### What you have to do:
The records that follow should be retyped word for word.

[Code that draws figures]
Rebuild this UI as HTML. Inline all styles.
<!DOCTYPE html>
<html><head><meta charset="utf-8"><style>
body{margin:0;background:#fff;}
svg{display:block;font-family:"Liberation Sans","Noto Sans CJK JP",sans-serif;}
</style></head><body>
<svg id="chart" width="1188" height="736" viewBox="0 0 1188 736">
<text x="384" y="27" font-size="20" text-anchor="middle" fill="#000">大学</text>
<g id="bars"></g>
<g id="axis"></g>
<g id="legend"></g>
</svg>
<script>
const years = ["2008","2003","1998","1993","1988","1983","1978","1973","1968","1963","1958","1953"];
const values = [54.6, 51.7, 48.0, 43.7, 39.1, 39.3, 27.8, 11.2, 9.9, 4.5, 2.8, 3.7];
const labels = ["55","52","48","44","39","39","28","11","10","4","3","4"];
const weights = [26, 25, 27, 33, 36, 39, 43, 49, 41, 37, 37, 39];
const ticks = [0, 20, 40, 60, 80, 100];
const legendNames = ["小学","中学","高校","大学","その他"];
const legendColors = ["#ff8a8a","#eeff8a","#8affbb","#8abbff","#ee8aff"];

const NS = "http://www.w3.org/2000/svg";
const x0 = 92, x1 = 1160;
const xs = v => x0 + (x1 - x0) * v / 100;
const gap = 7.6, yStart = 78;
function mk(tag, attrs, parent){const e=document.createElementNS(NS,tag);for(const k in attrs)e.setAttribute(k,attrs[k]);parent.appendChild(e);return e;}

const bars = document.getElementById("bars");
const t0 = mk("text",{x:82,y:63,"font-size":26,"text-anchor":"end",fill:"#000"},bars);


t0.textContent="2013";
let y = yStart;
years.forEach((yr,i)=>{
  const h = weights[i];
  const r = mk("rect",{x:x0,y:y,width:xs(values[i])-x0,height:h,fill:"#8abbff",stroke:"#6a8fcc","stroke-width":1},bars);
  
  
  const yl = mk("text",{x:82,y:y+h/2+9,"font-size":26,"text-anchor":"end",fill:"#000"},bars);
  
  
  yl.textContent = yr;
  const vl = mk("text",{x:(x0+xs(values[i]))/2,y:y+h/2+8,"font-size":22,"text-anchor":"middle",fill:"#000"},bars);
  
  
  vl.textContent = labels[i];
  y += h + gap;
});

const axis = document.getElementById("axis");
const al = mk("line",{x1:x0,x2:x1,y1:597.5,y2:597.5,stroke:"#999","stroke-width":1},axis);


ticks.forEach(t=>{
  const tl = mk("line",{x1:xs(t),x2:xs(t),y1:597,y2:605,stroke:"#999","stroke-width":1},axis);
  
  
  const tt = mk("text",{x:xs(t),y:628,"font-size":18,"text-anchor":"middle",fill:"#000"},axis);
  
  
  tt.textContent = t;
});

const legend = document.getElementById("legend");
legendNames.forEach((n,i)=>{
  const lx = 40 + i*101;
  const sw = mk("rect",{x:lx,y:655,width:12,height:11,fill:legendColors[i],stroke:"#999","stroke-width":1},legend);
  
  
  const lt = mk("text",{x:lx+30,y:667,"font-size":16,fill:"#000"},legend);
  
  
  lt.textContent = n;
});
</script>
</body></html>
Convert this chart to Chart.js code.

### Expected answer:
Rebuild this UI as HTML. Inline all styles.
<!DOCTYPE html>
<html><head><meta charset="utf-8"><style>
body{margin:0;background:#fff;}
svg{display:block;font-family:"Liberation Sans","Noto Sans CJK JP",sans-serif;}
</style></head><body>
<svg id="chart" width="1188" height="736" viewBox="0 0 1188 736">
<text x="384" y="27" font-size="20" text-anchor="middle" fill="#000">大学</text>
<g id="bars"></g>
<g id="axis"></g>
<g id="legend"></g>
</svg>
<script>
const years = ["2008","2003","1998","1993","1988","1983","1978","1973","1968","1963","1958","1953"];
const values = [54.6, 51.7, 48.0, 43.7, 39.1, 39.3, 27.8, 11.2, 9.9, 4.5, 2.8, 3.7];
const labels = ["55","52","48","44","39","39","28","11","10","4","3","4"];
const weights = [26, 25, 27, 33, 36, 39, 43, 49, 41, 37, 37, 39];
const ticks = [0, 20, 40, 60, 80, 100];
const legendNames = ["小学","中学","高校","大学","その他"];
const legendColors = ["#ff8a8a","#eeff8a","#8affbb","#8abbff","#ee8aff"];

const NS = "http://www.w3.org/2000/svg";
const x0 = 92, x1 = 1160;
const xs = v => x0 + (x1 - x0) * v / 100;
const gap = 7.6, yStart = 78;
function mk(tag, attrs, parent){const e=document.createElementNS(NS,tag);for(const k in attrs)e.setAttribute(k,attrs[k]);parent.appendChild(e);return e;}

const bars = document.getElementById("bars");
const t0 = mk("text",{x:82,y:63,"font-size":26,"text-anchor":"end",fill:"#000"},bars);


t0.textContent="2013";
let y = yStart;
years.forEach((yr,i)=>{
  const h = weights[i];
  const r = mk("rect",{x:x0,y:y,width:xs(values[i])-x0,height:h,fill:"#8abbff",stroke:"#6a8fcc","stroke-width":1},bars);
  
  
  const yl = mk("text",{x:82,y:y+h/2+9,"font-size":26,"text-anchor":"end",fill:"#000"},bars);
  
  
  yl.textContent = yr;
  const vl = mk("text",{x:(x0+xs(values[i]))/2,y:y+h/2+8,"font-size":22,"text-anchor":"middle",fill:"#000"},bars);
  
  
  vl.textContent = labels[i];
  y += h + gap;
});

const axis = document.getElementById("axis");
const al = mk("line",{x1:x0,x2:x1,y1:597.5,y2:597.5,stroke:"#999","stroke-width":1},axis);


ticks.forEach(t=>{
  const tl = mk("line",{x1:xs(t),x2:xs(t),y1:597,y2:605,stroke:"#999","stroke-width":1},axis);
  
  
  const tt = mk("text",{x:xs(t),y:628,"font-size":18,"text-anchor":"middle",fill:"#000"},axis);
  
  
  tt.textContent = t;
});

const legend = document.getElementById("legend");
legendNames.forEach((n,i)=>{
  const lx = 40 + i*101;
  const sw = mk("rect",{x:lx,y:655,width:12,height:11,fill:legendColors[i],stroke:"#999","stroke-width":1},legend);
  
  
  const lt = mk("text",{x:lx+30,y:667,"font-size":16,fill:"#000"},legend);
  
  
  lt.textContent = n;
});
</script>
</body></html>
Convert this chart to Chart.js code.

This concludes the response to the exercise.